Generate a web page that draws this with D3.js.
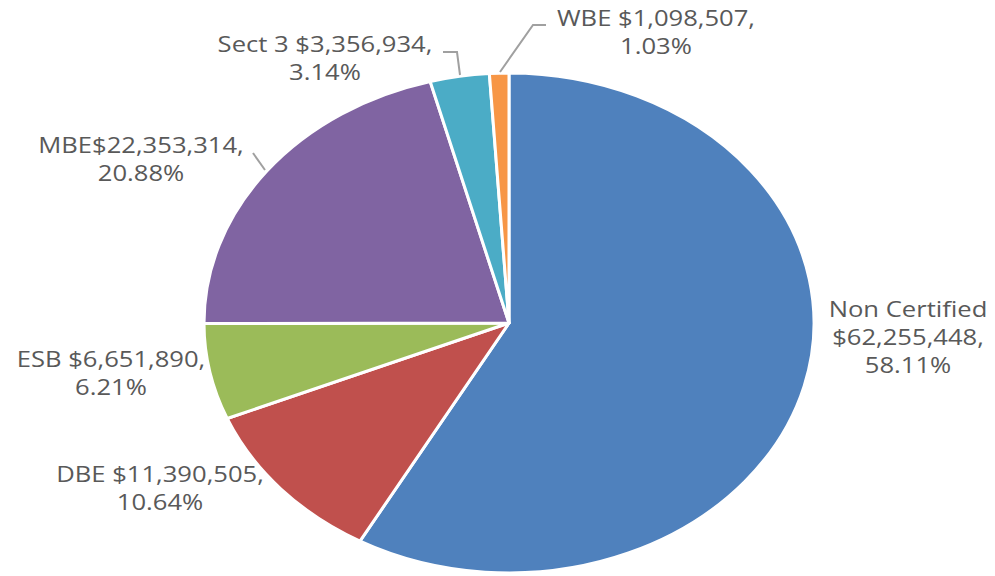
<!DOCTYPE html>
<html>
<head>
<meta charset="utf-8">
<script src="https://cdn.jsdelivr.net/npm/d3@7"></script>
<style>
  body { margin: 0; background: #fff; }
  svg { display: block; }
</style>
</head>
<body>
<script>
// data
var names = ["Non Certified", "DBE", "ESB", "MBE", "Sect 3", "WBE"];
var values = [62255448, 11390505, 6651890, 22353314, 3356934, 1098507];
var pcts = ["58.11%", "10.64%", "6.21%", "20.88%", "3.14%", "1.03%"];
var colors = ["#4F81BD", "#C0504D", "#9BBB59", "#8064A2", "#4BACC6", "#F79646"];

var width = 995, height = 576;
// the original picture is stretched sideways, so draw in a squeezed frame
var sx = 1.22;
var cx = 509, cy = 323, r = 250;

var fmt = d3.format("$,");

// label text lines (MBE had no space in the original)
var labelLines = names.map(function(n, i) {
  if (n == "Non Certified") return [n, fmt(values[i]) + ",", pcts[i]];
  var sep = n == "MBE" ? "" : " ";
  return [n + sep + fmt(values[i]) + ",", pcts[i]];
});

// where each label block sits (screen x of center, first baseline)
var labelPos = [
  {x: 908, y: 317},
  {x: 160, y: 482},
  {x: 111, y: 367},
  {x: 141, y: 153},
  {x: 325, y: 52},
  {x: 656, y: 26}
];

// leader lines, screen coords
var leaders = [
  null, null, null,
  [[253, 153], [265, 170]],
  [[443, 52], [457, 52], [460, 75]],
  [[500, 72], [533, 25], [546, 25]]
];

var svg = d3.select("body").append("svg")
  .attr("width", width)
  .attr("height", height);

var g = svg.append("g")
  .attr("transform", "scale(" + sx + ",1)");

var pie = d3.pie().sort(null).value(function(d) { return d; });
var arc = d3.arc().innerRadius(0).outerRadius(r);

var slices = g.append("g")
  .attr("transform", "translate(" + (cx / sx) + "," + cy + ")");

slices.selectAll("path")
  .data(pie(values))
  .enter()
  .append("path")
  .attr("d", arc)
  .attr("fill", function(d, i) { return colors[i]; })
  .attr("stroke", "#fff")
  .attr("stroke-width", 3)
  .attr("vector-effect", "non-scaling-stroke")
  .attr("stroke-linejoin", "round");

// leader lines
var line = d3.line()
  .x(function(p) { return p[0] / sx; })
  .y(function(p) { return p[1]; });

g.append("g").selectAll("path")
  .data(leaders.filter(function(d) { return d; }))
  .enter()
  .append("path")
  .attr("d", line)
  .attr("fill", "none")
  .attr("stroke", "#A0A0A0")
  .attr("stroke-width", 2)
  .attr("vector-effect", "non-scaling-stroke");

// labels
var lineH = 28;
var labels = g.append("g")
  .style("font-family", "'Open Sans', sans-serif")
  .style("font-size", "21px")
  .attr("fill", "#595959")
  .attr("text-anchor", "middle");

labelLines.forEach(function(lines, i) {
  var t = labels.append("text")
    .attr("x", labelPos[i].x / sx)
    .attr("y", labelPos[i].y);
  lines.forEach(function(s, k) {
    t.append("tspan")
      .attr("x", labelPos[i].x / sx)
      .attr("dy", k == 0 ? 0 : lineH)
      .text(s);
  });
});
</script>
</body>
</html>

★ ★ ★

Work to complete | All the lines above are to be reproduced exactly, except the pictures.

Correct response |
Generate a web page that draws this with D3.js.
<!DOCTYPE html>
<html>
<head>
<meta charset="utf-8">
<script src="https://cdn.jsdelivr.net/npm/d3@7"></script>
<style>
  body { margin: 0; background: #fff; }
  svg { display: block; }
</style>
</head>
<body>
<script>
// data
var names = ["Non Certified", "DBE", "ESB", "MBE", "Sect 3", "WBE"];
var values = [62255448, 11390505, 6651890, 22353314, 3356934, 1098507];
var pcts = ["58.11%", "10.64%", "6.21%", "20.88%", "3.14%", "1.03%"];
var colors = ["#4F81BD", "#C0504D", "#9BBB59", "#8064A2", "#4BACC6", "#F79646"];

var width = 995, height = 576;
// the original picture is stretched sideways, so draw in a squeezed frame
var sx = 1.22;
var cx = 509, cy = 323, r = 250;

var fmt = d3.format("$,");

// label text lines (MBE had no space in the original)
var labelLines = names.map(function(n, i) {
  if (n == "Non Certified") return [n, fmt(values[i]) + ",", pcts[i]];
  var sep = n == "MBE" ? "" : " ";
  return [n + sep + fmt(values[i]) + ",", pcts[i]];
});

// where each label block sits (screen x of center, first baseline)
var labelPos = [
  {x: 908, y: 317},
  {x: 160, y: 482},
  {x: 111, y: 367},
  {x: 141, y: 153},
  {x: 325, y: 52},
  {x: 656, y: 26}
];

// leader lines, screen coords
var leaders = [
  null, null, null,
  [[253, 153], [265, 170]],
  [[443, 52], [457, 52], [460, 75]],
  [[500, 72], [533, 25], [546, 25]]
];

var svg = d3.select("body").append("svg")
  .attr("width", width)
  .attr("height", height);

var g = svg.append("g")
  .attr("transform", "scale(" + sx + ",1)");

var pie = d3.pie().sort(null).value(function(d) { return d; });
var arc = d3.arc().innerRadius(0).outerRadius(r);

var slices = g.append("g")
  .attr("transform", "translate(" + (cx / sx) + "," + cy + ")");

slices.selectAll("path")
  .data(pie(values))
  .enter()
  .append("path")
  .attr("d", arc)
  .attr("fill", function(d, i) { return colors[i]; })
  .attr("stroke", "#fff")
  .attr("stroke-width", 3)
  .attr("vector-effect", "non-scaling-stroke")
  .attr("stroke-linejoin", "round");

// leader lines
var line = d3.line()
  .x(function(p) { return p[0] / sx; })
  .y(function(p) { return p[1]; });

g.append("g").selectAll("path")
  .data(leaders.filter(function(d) { return d; }))
  .enter()
  .append("path")
  .attr("d", line)
  .attr("fill", "none")
  .attr("stroke", "#A0A0A0")
  .attr("stroke-width", 2)
  .attr("vector-effect", "non-scaling-stroke");

// labels
var lineH = 28;
var labels = g.append("g")
  .style("font-family", "'Open Sans', sans-serif")
  .style("font-size", "21px")
  .attr("fill", "#595959")
  .attr("text-anchor", "middle");

labelLines.forEach(function(lines, i) {
  var t = labels.append("text")
    .attr("x", labelPos[i].x / sx)
    .attr("y", labelPos[i].y);
  lines.forEach(function(s, k) {
    t.append("tspan")
      .attr("x", labelPos[i].x / sx)
      .attr("dy", k == 0 ? 0 : lineH)
      .text(s);
  });
});
</script>
</body>
</html>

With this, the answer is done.